Things you can do on a train that you can’t do driving: read, write, meditate, watch a movie, talk to a friend online, knit (and similar handcrafts), plan/schedule things, study, answer emails. It’s not a great time for any work where you really need to be in flow or where you need equipment that takes up a lot of space, but otherwise there are a lot of goals you can advance while sitting on a train.
Things that you can do driving: listen to music, listen to a podcast or audiobook, talk to the people you’re carpooling with if you’re carpooling, talk to your kid if you happen to use an on-site daycare that you’re taking them to, maybe call someone on a carphone, that’s… about it. All five of those things, of course, can also be done on a train. And of course distracted driving can literally kill you or a child, while the worst case scenario for distracted train-taking is missing your stop.
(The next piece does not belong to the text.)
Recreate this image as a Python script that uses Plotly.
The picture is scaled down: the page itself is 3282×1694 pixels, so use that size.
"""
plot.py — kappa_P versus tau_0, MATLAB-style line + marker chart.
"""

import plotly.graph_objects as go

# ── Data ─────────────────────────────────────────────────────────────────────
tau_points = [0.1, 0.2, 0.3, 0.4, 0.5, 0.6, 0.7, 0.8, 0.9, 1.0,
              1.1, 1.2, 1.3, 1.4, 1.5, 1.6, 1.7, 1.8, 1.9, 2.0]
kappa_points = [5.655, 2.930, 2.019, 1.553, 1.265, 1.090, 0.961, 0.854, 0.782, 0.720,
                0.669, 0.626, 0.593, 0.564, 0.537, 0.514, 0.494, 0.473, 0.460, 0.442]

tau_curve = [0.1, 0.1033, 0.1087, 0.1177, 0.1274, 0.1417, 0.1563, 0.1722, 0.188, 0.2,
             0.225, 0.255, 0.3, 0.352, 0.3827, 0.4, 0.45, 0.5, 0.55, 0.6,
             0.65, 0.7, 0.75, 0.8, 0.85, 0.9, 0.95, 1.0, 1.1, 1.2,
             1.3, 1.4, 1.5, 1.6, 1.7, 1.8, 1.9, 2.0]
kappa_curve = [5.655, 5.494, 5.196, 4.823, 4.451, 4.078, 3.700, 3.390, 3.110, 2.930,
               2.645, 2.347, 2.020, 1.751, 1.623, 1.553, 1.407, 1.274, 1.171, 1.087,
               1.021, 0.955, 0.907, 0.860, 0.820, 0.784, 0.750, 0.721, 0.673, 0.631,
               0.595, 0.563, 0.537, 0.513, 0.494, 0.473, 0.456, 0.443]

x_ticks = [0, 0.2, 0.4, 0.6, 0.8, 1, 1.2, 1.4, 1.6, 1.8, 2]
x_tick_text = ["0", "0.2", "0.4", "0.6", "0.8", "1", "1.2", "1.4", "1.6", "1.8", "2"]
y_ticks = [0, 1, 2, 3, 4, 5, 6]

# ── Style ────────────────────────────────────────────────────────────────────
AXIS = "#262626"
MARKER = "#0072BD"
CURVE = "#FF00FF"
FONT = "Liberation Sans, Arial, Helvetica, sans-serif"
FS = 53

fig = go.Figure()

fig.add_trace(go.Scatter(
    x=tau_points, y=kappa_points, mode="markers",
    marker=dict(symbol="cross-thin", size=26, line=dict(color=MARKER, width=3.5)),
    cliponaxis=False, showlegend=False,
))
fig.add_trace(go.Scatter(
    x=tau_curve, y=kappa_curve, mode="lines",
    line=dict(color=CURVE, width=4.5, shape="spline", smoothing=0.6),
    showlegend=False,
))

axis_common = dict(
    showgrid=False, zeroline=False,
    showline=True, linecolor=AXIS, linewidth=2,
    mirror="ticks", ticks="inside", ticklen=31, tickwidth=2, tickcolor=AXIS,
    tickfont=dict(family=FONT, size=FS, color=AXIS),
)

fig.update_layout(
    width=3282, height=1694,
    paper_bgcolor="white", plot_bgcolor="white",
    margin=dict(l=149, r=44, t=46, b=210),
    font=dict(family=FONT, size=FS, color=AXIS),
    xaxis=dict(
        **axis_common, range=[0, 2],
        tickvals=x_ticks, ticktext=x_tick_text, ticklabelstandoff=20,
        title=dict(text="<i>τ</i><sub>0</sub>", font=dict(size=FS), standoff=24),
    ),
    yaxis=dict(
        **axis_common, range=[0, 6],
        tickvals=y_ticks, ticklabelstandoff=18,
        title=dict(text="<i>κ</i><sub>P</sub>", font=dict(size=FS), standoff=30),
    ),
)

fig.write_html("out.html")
The Google bus has wifi (I believe Facebook bus does as well) which means you can do more things because you have Internet on your laptop and not just your phone.
Taking public transit also improves your health and has a variety of positive externalities on e.g. the environment.
I agree with Phil that the question of whether it is a good thing that I am unreliable is entirely unrelated to the question of whether you should have learned about Bay Area transit from a post you read which extensively discusses Bay Area transit, which in turn is a derail from the fact that you have a factual error in your post which you have not corrected several weeks after it was first pointed out to you.
My offer of betaing remains open.
In retrospect, snarkily proving I had paid enough attention to your post to incorporate some of it into my essay was not the best way to make the point. My apologies.
The reason I have not changed the article is that changing that information would require a careful splice to preserve the original feel of the passage, for no informational benefit. Here is why I think this:
The hypothetical journey from Ward Street to Facebook HQ, although insane from my point of view, isn’t all that uncommon among tech workers in general.
Public transport, although cheaper than driving due to government subsidies, is slower according to Google maps (if they can’t provide accurate info in the commute radius of their top employees, I’ll be very suprised). This seems to be in line with the regular gripes that wonder across my tumblr dash about how slow and unreliable it is, something you also point out in that post
Looking at the actual data Google gives, we get a estimated commute time of 50m − 1h40m on a typical workday (I used 1h30m as the figure, as a number towards the higher end of the range wouldnt mean the hypothetical person wouldn’t be late to work half of the time)
That same journey on public transport, without delays or missed connections from the previous one being late is 1h45m, five minutes longer than the worst case estimate for driving.
Do you have local information that would contradict this?
If you work at Facebook you probably take the Facebook bus, which is ~1 hour 30 minutes door to door (I’m guessing based on the Ward-Street-to-Google travel time).
Things you can do on a train that you can’t do driving: read, write, meditate, watch a movie, talk to a friend online, knit (and similar handcrafts), plan/schedule things, study, answer emails. It’s not a great time for any work where you really need to be in flow or where you need equipment that takes up a lot of space, but otherwise there are a lot of goals you can advance while sitting on a train.
Things that you can do driving: listen to music, listen to a podcast or audiobook, talk to the people you’re carpooling with if you’re carpooling, talk to your kid if you happen to use an on-site daycare that you’re taking them to, maybe call someone on a carphone, that’s… about it. All five of those things, of course, can also be done on a train. And of course distracted driving can literally kill you or a child, while the worst case scenario for distracted train-taking is missing your stop.
The Google bus has wifi (I believe Facebook bus does as well) which means you can do more things because you have Internet on your laptop and not just your phone.
Taking public transit also improves your health and has a variety of positive externalities on e.g. the environment.